● Given instruction: Write out the listing below in full and exactly, leaving out every picture.
•••••
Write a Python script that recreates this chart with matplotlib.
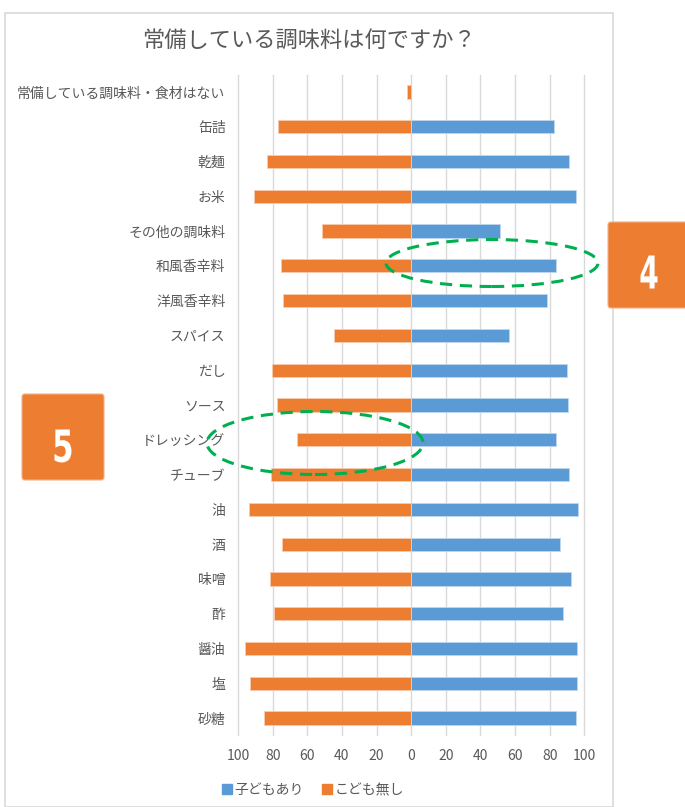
import matplotlib
matplotlib.use("Agg")
import matplotlib.pyplot as plt
from matplotlib.patches import Rectangle, Ellipse, FancyBboxPatch, PathPatch
from matplotlib.textpath import TextPath
from matplotlib.font_manager import FontProperties
from matplotlib.transforms import Affine2D
import numpy as np

plt.rcParams['font.family'] = ['Noto Sans CJK JP', 'DejaVu Sans']

# 上から順に
categories = ["常備している調味料・食材はない", "缶詰", "乾麺", "お米", "その他の調味料",
              "和風香辛料", "洋風香辛料", "スパイス", "だし", "ソース", "ドレッシング",
              "チューブ", "油", "酒", "味噌", "酢", "醤油", "塩", "砂糖"]
with_kids = [0, 82.5, 91.3, 95, 51.5, 83.4, 78.4, 56.7, 89.8, 90.4, 83.4,
             91.3, 96.5, 86.1, 92.5, 87.9, 95.8, 95.8, 95.4]
no_kids = [2.3, 77, 83, 91, 51.6, 75.3, 73.8, 44.3, 80.1, 77.4, 66,
           81, 93.8, 74.3, 81.3, 79.4, 96.1, 93.2, 85]
xticks = [-100, -80, -60, -40, -20, 0, 20, 40, 60, 80, 100]

blue = "#5B9BD5"
orange = "#ED7D31"
gray_txt = "#595959"
grid_c = "#D9D9D9"

W, H = 685, 807
fig = plt.figure(figsize=(W / 100, H / 100), dpi=100)

# チャート枠
fig.patches.append(Rectangle((5 / W, 0), 608 / W, 1 - 13 / H, transform=fig.transFigure,
                             fill=False, edgecolor=grid_c, linewidth=1.2))

ax = fig.add_axes([238 / W, 1 - 735.4 / H, 346.3 / W, (735.4 - 74.6) / H])
y = np.arange(len(categories))
ax.barh(y, with_kids, height=0.38, color=blue, edgecolor="#BDD7EE", linewidth=0.6, zorder=3)
ax.barh(y, [-v for v in no_kids], height=0.38, color=orange, edgecolor="#F8CBAD", linewidth=0.6, zorder=3)

ax.set_xlim(-100, 100)
ax.set_ylim(len(categories) - 0.5, -0.5)
ax.set_xticks(xticks)
ax.set_xticklabels([str(abs(t)) for t in xticks], color=gray_txt, fontsize=10)
ax.set_yticks(y)
ax.set_yticklabels(categories, color=gray_txt, fontsize=10)
ax.tick_params(axis='y', length=0, pad=9)
ax.tick_params(axis='x', length=0, pad=10)
for s in ax.spines.values():
    s.set_visible(False)
for t in xticks:
    ax.axvline(t, color=grid_c, linewidth=1, zorder=1, clip_on=False)

fig.text(309 / W, 1 - 40 / H, "常備している調味料は何ですか？", ha="center", va="center",
         fontsize=16, color=gray_txt)

h1 = plt.Line2D([], [], marker="s", linestyle="", color=blue, markersize=7)
h2 = plt.Line2D([], [], marker="s", linestyle="", color=orange, markersize=7)
leg = fig.legend([h1, h2], ["子どもあり", "こども無し"], loc="center", ncol=2,
                 bbox_to_anchor=(312 / W, 1 - 790 / H), frameon=False, fontsize=10,
                 handletextpad=0.05, columnspacing=1.2, handlelength=1.0)
for t in leg.get_texts():
    t.set_color(gray_txt)

# 注釈（楕円と番号ボックス）
for (cx, cy, w, h) in [(492, 263, 212, 47), (315, 443, 216, 63)]:
    fig.patches.append(Ellipse((cx / W, 1 - cy / H), w / W, h / H, transform=fig.transFigure,
                               fill=False, edgecolor="#00B050", linewidth=2.2,
                               linestyle=(0, (4, 2.5)), zorder=10))

for (x0, y0, w, h) in [(608, 222, 90, 86), (22, 394, 82, 86)]:
    fig.patches.append(FancyBboxPatch((x0 / W, 1 - (y0 + h) / H), w / W, h / H,
                                      boxstyle="round,pad=0,rounding_size=0.004",
                                      transform=fig.transFigure, facecolor=orange,
                                      edgecolor="#F4B183", linewidth=0.8, zorder=10))

# 縦長の数字
fp = FontProperties(family="DejaVu Sans", weight="bold")
for (label, cx, cy) in [("4", 649, 272), ("5", 63, 446)]:
    tp = TextPath((0, 0), label, size=1, prop=fp)
    ext = tp.get_extents()
    sx = 17 / ext.width
    sy = 33 / ext.height
    tr = (Affine2D().translate(-ext.x0 - ext.width / 2, -ext.y0 - ext.height / 2)
          .scale(sx, sy).translate(cx, H - cy))
    fig.patches.append(PathPatch(tr.transform_path(tp), facecolor="white", edgecolor="none",
                                 transform=None, zorder=11))

fig.savefig("out.png", dpi=100)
•••••
● Output:
Write a Python script that recreates this chart with matplotlib.
import matplotlib
matplotlib.use("Agg")
import matplotlib.pyplot as plt
from matplotlib.patches import Rectangle, Ellipse, FancyBboxPatch, PathPatch
from matplotlib.textpath import TextPath
from matplotlib.font_manager import FontProperties
from matplotlib.transforms import Affine2D
import numpy as np

plt.rcParams['font.family'] = ['Noto Sans CJK JP', 'DejaVu Sans']

# 上から順に
categories = ["常備している調味料・食材はない", "缶詰", "乾麺", "お米", "その他の調味料",
              "和風香辛料", "洋風香辛料", "スパイス", "だし", "ソース", "ドレッシング",
              "チューブ", "油", "酒", "味噌", "酢", "醤油", "塩", "砂糖"]
with_kids = [0, 82.5, 91.3, 95, 51.5, 83.4, 78.4, 56.7, 89.8, 90.4, 83.4,
             91.3, 96.5, 86.1, 92.5, 87.9, 95.8, 95.8, 95.4]
no_kids = [2.3, 77, 83, 91, 51.6, 75.3, 73.8, 44.3, 80.1, 77.4, 66,
           81, 93.8, 74.3, 81.3, 79.4, 96.1, 93.2, 85]
xticks = [-100, -80, -60, -40, -20, 0, 20, 40, 60, 80, 100]

blue = "#5B9BD5"
orange = "#ED7D31"
gray_txt = "#595959"
grid_c = "#D9D9D9"

W, H = 685, 807
fig = plt.figure(figsize=(W / 100, H / 100), dpi=100)

# チャート枠
fig.patches.append(Rectangle((5 / W, 0), 608 / W, 1 - 13 / H, transform=fig.transFigure,
                             fill=False, edgecolor=grid_c, linewidth=1.2))

ax = fig.add_axes([238 / W, 1 - 735.4 / H, 346.3 / W, (735.4 - 74.6) / H])
y = np.arange(len(categories))
ax.barh(y, with_kids, height=0.38, color=blue, edgecolor="#BDD7EE", linewidth=0.6, zorder=3)
ax.barh(y, [-v for v in no_kids], height=0.38, color=orange, edgecolor="#F8CBAD", linewidth=0.6, zorder=3)

ax.set_xlim(-100, 100)
ax.set_ylim(len(categories) - 0.5, -0.5)
ax.set_xticks(xticks)
ax.set_xticklabels([str(abs(t)) for t in xticks], color=gray_txt, fontsize=10)
ax.set_yticks(y)
ax.set_yticklabels(categories, color=gray_txt, fontsize=10)
ax.tick_params(axis='y', length=0, pad=9)
ax.tick_params(axis='x', length=0, pad=10)
for s in ax.spines.values():
    s.set_visible(False)
for t in xticks:
    ax.axvline(t, color=grid_c, linewidth=1, zorder=1, clip_on=False)

fig.text(309 / W, 1 - 40 / H, "常備している調味料は何ですか？", ha="center", va="center",
         fontsize=16, color=gray_txt)

h1 = plt.Line2D([], [], marker="s", linestyle="", color=blue, markersize=7)
h2 = plt.Line2D([], [], marker="s", linestyle="", color=orange, markersize=7)
leg = fig.legend([h1, h2], ["子どもあり", "こども無し"], loc="center", ncol=2,
                 bbox_to_anchor=(312 / W, 1 - 790 / H), frameon=False, fontsize=10,
                 handletextpad=0.05, columnspacing=1.2, handlelength=1.0)
for t in leg.get_texts():
    t.set_color(gray_txt)

# 注釈（楕円と番号ボックス）
for (cx, cy, w, h) in [(492, 263, 212, 47), (315, 443, 216, 63)]:
    fig.patches.append(Ellipse((cx / W, 1 - cy / H), w / W, h / H, transform=fig.transFigure,
                               fill=False, edgecolor="#00B050", linewidth=2.2,
                               linestyle=(0, (4, 2.5)), zorder=10))

for (x0, y0, w, h) in [(608, 222, 90, 86), (22, 394, 82, 86)]:
    fig.patches.append(FancyBboxPatch((x0 / W, 1 - (y0 + h) / H), w / W, h / H,
                                      boxstyle="round,pad=0,rounding_size=0.004",
                                      transform=fig.transFigure, facecolor=orange,
                                      edgecolor="#F4B183", linewidth=0.8, zorder=10))

# 縦長の数字
fp = FontProperties(family="DejaVu Sans", weight="bold")
for (label, cx, cy) in [("4", 649, 272), ("5", 63, 446)]:
    tp = TextPath((0, 0), label, size=1, prop=fp)
    ext = tp.get_extents()
    sx = 17 / ext.width
    sy = 33 / ext.height
    tr = (Affine2D().translate(-ext.x0 - ext.width / 2, -ext.y0 - ext.height / 2)
          .scale(sx, sy).translate(cx, H - cy))
    fig.patches.append(PathPatch(tr.transform_path(tp), facecolor="white", edgecolor="none",
                                 transform=None, zorder=11))

fig.savefig("out.png", dpi=100)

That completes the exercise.